== JOB ==
Skip any picture you find and retype all the remaining lines exactly.

+++

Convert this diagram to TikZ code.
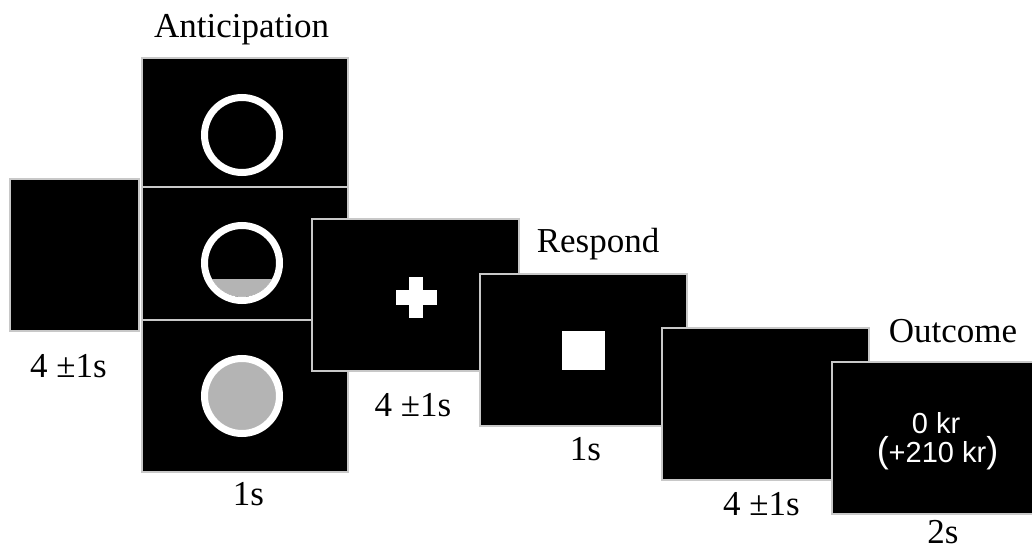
\documentclass[tikz,border=0pt]{standalone}
\usepackage{fontspec}
\setmainfont{Liberation Serif}
\newfontfamily\arialfont{Liberation Sans}
\definecolor{ringgray}{RGB}{180,180,180}
\definecolor{edgegray}{RGB}{200,200,200}
\begin{document}
\begin{tikzpicture}[x=1pt,y=-1pt,
  panel/.style={rectangle, fill=black, draw=edgegray, line width=1.6pt, inner sep=0pt, minimum width=207pt, minimum height=152pt},
  lbl/.style={anchor=base, inner sep=0pt, font=\fontsize{35}{40}\selectfont},
  ring/.style={draw=white, line width=7pt},
  outtxt/.style={anchor=base, inner sep=0pt, text=white, font=\arialfont\fontsize{29}{32}\selectfont}]
\useasboundingbox (0,0) rectangle (1032,553);
\fill[white] (0,0) rectangle (1032,553);
\begin{scope}
\clip (0,0) rectangle (1032,553);
% panels
\node[panel, minimum width=129pt] (p0) at (74.5,255) {};
\node[panel, minimum width=206pt] (a1) at (245,134) {};
\node[panel, minimum width=206pt] (a2) at (245,263) {};
\node[panel, minimum width=206pt] (a3) at (245,396) {};
\node[panel] (fix) at (415.5,295) {};
\node[panel] (resp) at (583.5,350) {};
\node[panel] (blank) at (765.5,404) {};
\node[panel] (out) at (935.5,438) {};
\end{scope}
% anticipation circles
\coordinate (c1) at (242,135);
\coordinate (c2) at (242,263);
\coordinate (c3) at (242,396);
\draw[ring] (c1) circle[radius=37.5];
\begin{scope}
\clip (c2) circle[radius=34];
\fill[ringgray] ([xshift=-40pt,yshift=-16pt]c2) rectangle ([xshift=40pt,yshift=-40pt]c2);
\end{scope}
\draw[ring] (c2) circle[radius=37.5];
\fill[ringgray] (c3) circle[radius=37.5];
\draw[ring] (c3) circle[radius=37.5];
% fixation cross
\coordinate (fc) at (416,297);
\fill[white] ([xshift=-20.5pt,yshift=7.5pt]fc) rectangle ([xshift=20.5pt,yshift=-7.5pt]fc);
\fill[white] ([xshift=-7pt,yshift=20.5pt]fc) rectangle ([xshift=7pt,yshift=-20.5pt]fc);
% respond square
\fill[white] (562,331) rectangle (605,370);
% outcome text
\node[outtxt] (o1) at (936,433) {0 kr};
\node[outtxt] (o2) at (937.5,462) {{\fontsize{36}{36}\selectfont(}+210 kr{\fontsize{36}{36}\selectfont)}};
% labels
\node[lbl] (tant) at (241.5,38) {Anticipation};
\node[lbl] (t0) at (68.5,377) {4 ±1s};
\node[lbl] (t1) at (248.5,505) {1s};
\node[lbl] (t2) at (413,416) {4 ±1s};
\node[lbl] (tresp) at (598,252) {Respond};
\node[lbl] (t3) at (585.5,460) {1s};
\node[lbl] (t4) at (761.5,515) {4 ±1s};
\node[lbl] (tout) at (953,342) {Outcome};
\node[lbl] (t5) at (943,543) {2s};
\end{tikzpicture}
\end{document}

+++

== ANSWER FOR THIS EXERCISE ==
Convert this diagram to TikZ code.
\documentclass[tikz,border=0pt]{standalone}
\usepackage{fontspec}
\setmainfont{Liberation Serif}
\newfontfamily\arialfont{Liberation Sans}
\definecolor{ringgray}{RGB}{180,180,180}
\definecolor{edgegray}{RGB}{200,200,200}
\begin{document}
\begin{tikzpicture}[x=1pt,y=-1pt,
  panel/.style={rectangle, fill=black, draw=edgegray, line width=1.6pt, inner sep=0pt, minimum width=207pt, minimum height=152pt},
  lbl/.style={anchor=base, inner sep=0pt, font=\fontsize{35}{40}\selectfont},
  ring/.style={draw=white, line width=7pt},
  outtxt/.style={anchor=base, inner sep=0pt, text=white, font=\arialfont\fontsize{29}{32}\selectfont}]
\useasboundingbox (0,0) rectangle (1032,553);
\fill[white] (0,0) rectangle (1032,553);
\begin{scope}
\clip (0,0) rectangle (1032,553);
% panels
\node[panel, minimum width=129pt] (p0) at (74.5,255) {};
\node[panel, minimum width=206pt] (a1) at (245,134) {};
\node[panel, minimum width=206pt] (a2) at (245,263) {};
\node[panel, minimum width=206pt] (a3) at (245,396) {};
\node[panel] (fix) at (415.5,295) {};
\node[panel] (resp) at (583.5,350) {};
\node[panel] (blank) at (765.5,404) {};
\node[panel] (out) at (935.5,438) {};
\end{scope}
% anticipation circles
\coordinate (c1) at (242,135);
\coordinate (c2) at (242,263);
\coordinate (c3) at (242,396);
\draw[ring] (c1) circle[radius=37.5];
\begin{scope}
\clip (c2) circle[radius=34];
\fill[ringgray] ([xshift=-40pt,yshift=-16pt]c2) rectangle ([xshift=40pt,yshift=-40pt]c2);
\end{scope}
\draw[ring] (c2) circle[radius=37.5];
\fill[ringgray] (c3) circle[radius=37.5];
\draw[ring] (c3) circle[radius=37.5];
% fixation cross
\coordinate (fc) at (416,297);
\fill[white] ([xshift=-20.5pt,yshift=7.5pt]fc) rectangle ([xshift=20.5pt,yshift=-7.5pt]fc);
\fill[white] ([xshift=-7pt,yshift=20.5pt]fc) rectangle ([xshift=7pt,yshift=-20.5pt]fc);
% respond square
\fill[white] (562,331) rectangle (605,370);
% outcome text
\node[outtxt] (o1) at (936,433) {0 kr};
\node[outtxt] (o2) at (937.5,462) {{\fontsize{36}{36}\selectfont(}+210 kr{\fontsize{36}{36}\selectfont)}};
% labels
\node[lbl] (tant) at (241.5,38) {Anticipation};
\node[lbl] (t0) at (68.5,377) {4 ±1s};
\node[lbl] (t1) at (248.5,505) {1s};
\node[lbl] (t2) at (413,416) {4 ±1s};
\node[lbl] (tresp) at (598,252) {Respond};
\node[lbl] (t3) at (585.5,460) {1s};
\node[lbl] (t4) at (761.5,515) {4 ±1s};
\node[lbl] (tout) at (953,342) {Outcome};
\node[lbl] (t5) at (943,543) {2s};
\end{tikzpicture}
\end{document}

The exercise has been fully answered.